Are you a fan of wearing prints? Do you gravitate towards certain ones?
I think most of my adult life I’ve worn solid colors. One memory I’ve had of wearing prints was when I wore sheer, button-ups of mixed prints in high school; Wet Seal was the place to shop at the mall in the 90’s. I also remember wearing a Betsey Johnson dress in my twenties; it was white, off the shoulder, and it had black polka dots all over it.
Whenever I try to figure out what to wear with my pinafore dresses I frown at my boring RTW selection of tops and t-shirts. I see so many sewists on IG who have made garments in prints that are colorful and in your face. I would balk on clicking big prints to add to my shopping cart because wasn’t there a rule that said somewhere, if you’re petite in build a large print could overwhelm your frame?
Have you heard of the phrase, “print matching”? As a beginner sewist this phrase is terrifying to me. I know most people wouldn’t care, but I think of my mom and other experienced sewists who would probably look at my seams and see how the print ran.
My sewing goal this year is to sew three each of patterns I’ve made before and of new patterns I will work with.
Last July I made B6318:
A high school friend of mine was getting married; her wedding had been already postponed twice due to the pandemic. I honestly debated on whether or not to go because I dislike having to figure out what to wear. In the end I decided we should go because she had always been good about keeping in touch. I looked online for a dress but none spoke out to me. I Google’d “easy dress patterns for wedding guests” and found B6318.
Now I can’t remember how much time I had to make this first version – a month or less most likely. It isn’t perfect – you can’t tell from this photo of course – but I was comfortable in the cotton broadcloth as it was a warm day in San Mateo.
Second Run at It
After the success of my M7969, I was motivated to dig out this WIP and finish it. The pieces of B6318 were sitting around for months because of the paralyzed fear of pattern matching due to me being a perfectionist and overthinking everything all the time.
Full disclosure: My mama helped me cut out most of the pieces after I had asked her to show me how to print match.
I have the bodice pieces sewn together and the sashes attached.
Modifications So Far
I am short-waisted because I have an hourglass figure. RTW dresses that have a fitted waistline are too long in that area for me.
The Incorrect Way
After the first version, I found I hadn’t measured my back length correctly. I had had my oldest measure from the bottom of my hairline to my natural waist.
The waist of the blue dress hits around my belly button; you can’t tell in the picture because the sashes hide it all.
The Proper Way
The correct way to measure this is from the bottom of your neck to your natural waist. I then retraced the bodice pieces and shortened them according to the new measurement.
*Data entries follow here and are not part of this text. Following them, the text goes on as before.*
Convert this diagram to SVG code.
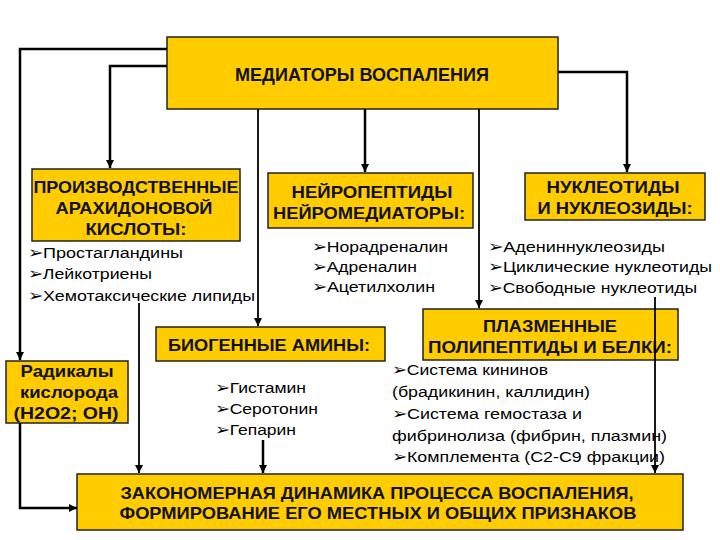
<svg xmlns="http://www.w3.org/2000/svg" width="720" height="540" viewBox="0 0 720 540">
<defs>
<marker id="ah" viewBox="0 0 10 10" refX="10" refY="5" markerWidth="8" markerHeight="8" markerUnits="userSpaceOnUse" orient="auto">
<path d="M0,0 L10,5 L0,10 z" fill="#000"/>
</marker>
<style>
.box{fill:#FFCC00;stroke:#222;stroke-width:1.5}
.h{font-family:"Liberation Sans",Arial,sans-serif;font-weight:bold;font-size:17px;fill:#111}
.t{font-family:"Liberation Sans",Arial,sans-serif;font-size:15.5px;fill:#000}
.c{fill:none;stroke:#000;stroke-width:2.5}
.c2{fill:none;stroke:#000;stroke-width:1.8}
</style>
</defs>
<rect width="720" height="540" fill="#fff"/>

<g id="top">
<rect class="box" x="167" y="37" width="391" height="72"/>
<text class="h" x="362" y="81" text-anchor="middle" textLength="254" lengthAdjust="spacingAndGlyphs" style="font-size:17.5px">МЕДИАТОРЫ ВОСПАЛЕНИЯ</text>
</g>

<g id="arachidonic">
<rect class="box" x="32" y="169" width="208" height="72"/>
<text class="h" x="136" y="193" text-anchor="middle" textLength="205" lengthAdjust="spacingAndGlyphs">ПРОИЗВОДСТВЕННЫЕ</text>
<text class="h" x="134" y="214" text-anchor="middle" textLength="157" lengthAdjust="spacingAndGlyphs">АРАХИДОНОВОЙ</text>
<text class="h" x="136" y="235" text-anchor="middle" textLength="101" lengthAdjust="spacingAndGlyphs">КИСЛОТЫ:</text>
<text class="t" x="28" y="258" textLength="155" lengthAdjust="spacingAndGlyphs">➢Простагландины</text>
<text class="t" x="28" y="279" textLength="124" lengthAdjust="spacingAndGlyphs">➢Лейкотриены</text>
<text class="t" x="28" y="301" textLength="227" lengthAdjust="spacingAndGlyphs">➢Хемотаксические липиды</text>
</g>

<g id="neuro">
<rect class="box" x="268" y="173" width="205" height="55"/>
<text class="h" x="372" y="198" text-anchor="middle" textLength="161" lengthAdjust="spacingAndGlyphs">НЕЙРОПЕПТИДЫ</text>
<text class="h" x="369" y="219" text-anchor="middle" textLength="192" lengthAdjust="spacingAndGlyphs">НЕЙРОМЕДИАТОРЫ:</text>
<text class="t" x="312" y="252" textLength="136" lengthAdjust="spacingAndGlyphs">➢Норадреналин</text>
<text class="t" x="312" y="272" textLength="105" lengthAdjust="spacingAndGlyphs">➢Адреналин</text>
<text class="t" x="312" y="292" textLength="123" lengthAdjust="spacingAndGlyphs">➢Ацетилхолин</text>
</g>

<g id="nucleo">
<rect class="box" x="525" y="173" width="180" height="47"/>
<text class="h" x="613" y="193" text-anchor="middle" textLength="133" lengthAdjust="spacingAndGlyphs">НУКЛЕОТИДЫ</text>
<text class="h" x="615" y="214" text-anchor="middle" textLength="155" lengthAdjust="spacingAndGlyphs">И НУКЛЕОЗИДЫ:</text>
<text class="t" x="488" y="252" textLength="177" lengthAdjust="spacingAndGlyphs">➢Адениннуклеозиды</text>
<text class="t" x="488" y="272" textLength="224" lengthAdjust="spacingAndGlyphs">➢Циклические нуклеотиды</text>
<text class="t" x="488" y="293" textLength="209" lengthAdjust="spacingAndGlyphs">➢Свободные нуклеотиды</text>
</g>

<g id="biogenic">
<rect class="box" x="156" y="327" width="229" height="34"/>
<text class="h" x="269" y="351" text-anchor="middle" textLength="202" lengthAdjust="spacingAndGlyphs">БИОГЕННЫЕ АМИНЫ:</text>
<text class="t" x="215" y="393" textLength="91" lengthAdjust="spacingAndGlyphs">➢Гистамин</text>
<text class="t" x="215" y="414" textLength="103" lengthAdjust="spacingAndGlyphs">➢Серотонин</text>
<text class="t" x="215" y="435" textLength="81" lengthAdjust="spacingAndGlyphs">➢Гепарин</text>
</g>

<g id="radicals">
<rect class="box" x="6" y="361" width="122" height="62"/>
<text class="h" x="67" y="377" text-anchor="middle" textLength="93" lengthAdjust="spacingAndGlyphs">Радикалы</text>
<text class="h" x="69" y="398" text-anchor="middle" textLength="98" lengthAdjust="spacingAndGlyphs">кислорода</text>
<text class="h" x="66" y="419" text-anchor="middle" textLength="105" lengthAdjust="spacingAndGlyphs">(Н2О2; ОН)</text>
</g>

<g id="plasma">
<rect class="box" x="423" y="309" width="255" height="51"/>
<text class="h" x="550" y="332" text-anchor="middle" textLength="134" lengthAdjust="spacingAndGlyphs">ПЛАЗМЕННЫЕ</text>
<text class="h" x="550" y="353" text-anchor="middle" textLength="244" lengthAdjust="spacingAndGlyphs">ПОЛИПЕПТИДЫ И БЕЛКИ:</text>
<text class="t" x="392" y="375" textLength="156" lengthAdjust="spacingAndGlyphs">➢Система кининов</text>
<text class="t" x="392" y="397" textLength="198" lengthAdjust="spacingAndGlyphs">(брадикинин, каллидин)</text>
<text class="t" x="392" y="419" textLength="190" lengthAdjust="spacingAndGlyphs">➢Система гемостаза и</text>
<text class="t" x="392" y="441" textLength="275" lengthAdjust="spacingAndGlyphs">фибринолиза (фибрин, плазмин)</text>
<text class="t" x="392" y="462" textLength="273" lengthAdjust="spacingAndGlyphs">➢Комплемента (С2-С9 фракции)</text>
</g>

<g id="bottom">
<rect class="box" x="77" y="474" width="606" height="56"/>
<text class="h" x="377" y="499" text-anchor="middle" textLength="513" lengthAdjust="spacingAndGlyphs">ЗАКОНОМЕРНАЯ ДИНАМИКА ПРОЦЕССА ВОСПАЛЕНИЯ,</text>
<text class="h" x="378" y="519" text-anchor="middle" textLength="517" lengthAdjust="spacingAndGlyphs">ФОРМИРОВАНИЕ ЕГО МЕСТНЫХ И ОБЩИХ ПРИЗНАКОВ</text>
</g>

<g id="connectors">
<path class="c" d="M167,49 H20 V360" marker-end="url(#ah)"/>
<path class="c" d="M20,423 V508 H77" marker-end="url(#ah)"/>
<path class="c" d="M167,66 H110 V168" marker-end="url(#ah)"/>
<path class="c2" d="M258,109 V326" marker-end="url(#ah)"/>
<path class="c" d="M365,109 V172" marker-end="url(#ah)"/>
<path class="c2" d="M479,109 V308" marker-end="url(#ah)"/>
<path class="c" d="M558,72 H627 V172" marker-end="url(#ah)"/>
<path class="c2" d="M139,303 V473" marker-end="url(#ah)"/>
<path class="c" d="M263,440 V473" marker-end="url(#ah)"/>
<path class="c2" d="M655,297 V473" marker-end="url(#ah)"/>
</g>
</svg>
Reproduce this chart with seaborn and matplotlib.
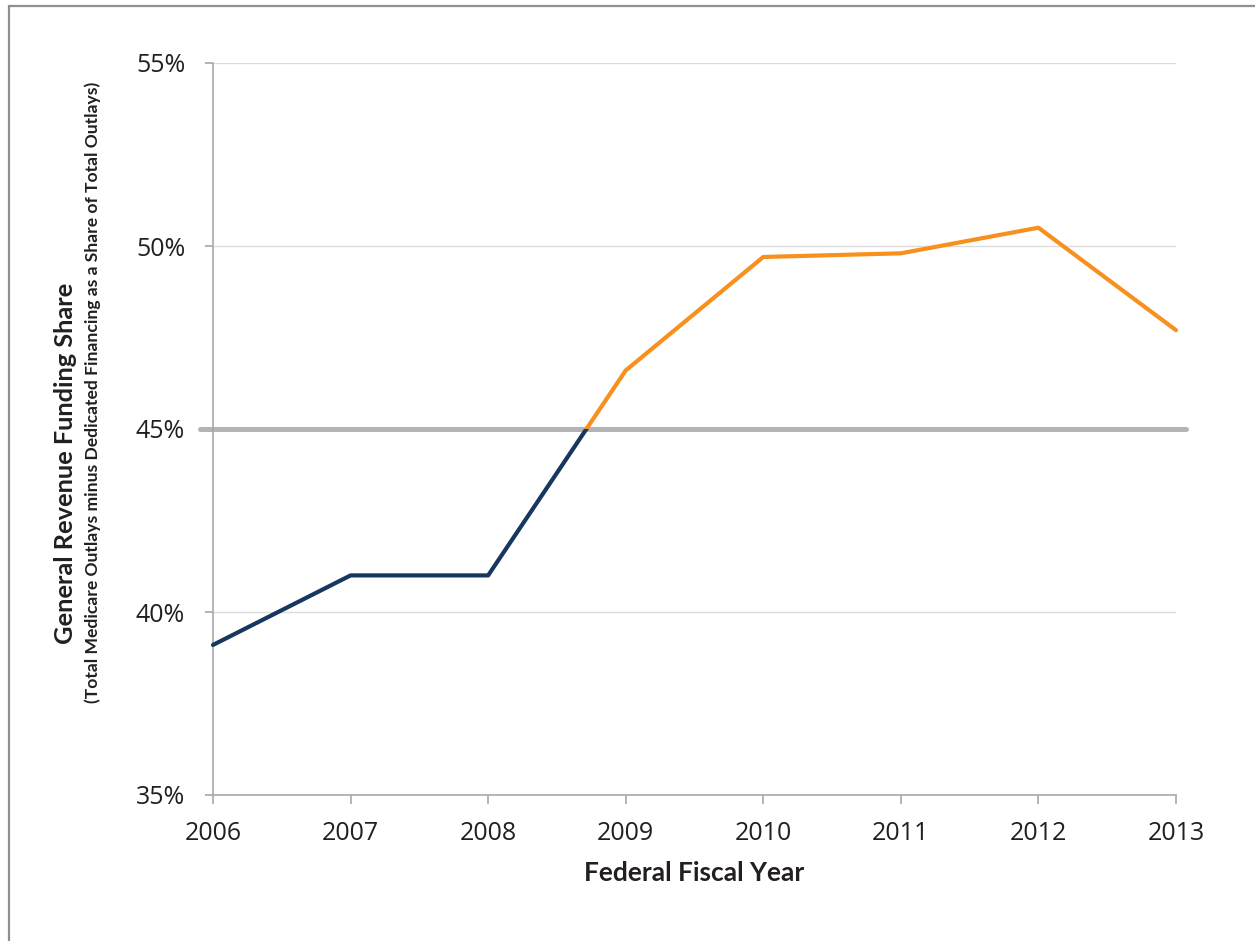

Originally, the pattern has you make single-sided sashes where you can actually see the 5/8″ hems on the wrong sides. I had read reviews of B6318 and one sewist made her sashes double-sided. I did this both times.
However, because I had shortened the bodice even more for this gingham version, I realized I had to take off width, not length, from them. I took off at least an inch of width from each of the long sides of the sashes. Note: I can probably take off a little more when I make a third one of this dress.
A view of the neck facings inside. That bottom seam is 1/4″ turned under and then stitched. Like the technique I had used for M7969, I basted that measurement first and then ironed it.
Here you see the center back of the skirt. Remember the dreaded pattern matching? Not bad, huh?
The back of the skirt is in two pieces. One was laid out right side up while the other right side down on top. I made sure at the edges, the gingham lines lined up appropriately.
I’m excited that this second version will be under my belt soon. I feel relaxed while making this dress since I’m not on a deadline. I also am feeling more experienced. Yay for my feet being comfortable in the shallow end of the pool of sewing with prints!
Well, until our next chat, I bid you farewell. Take care and TTYS.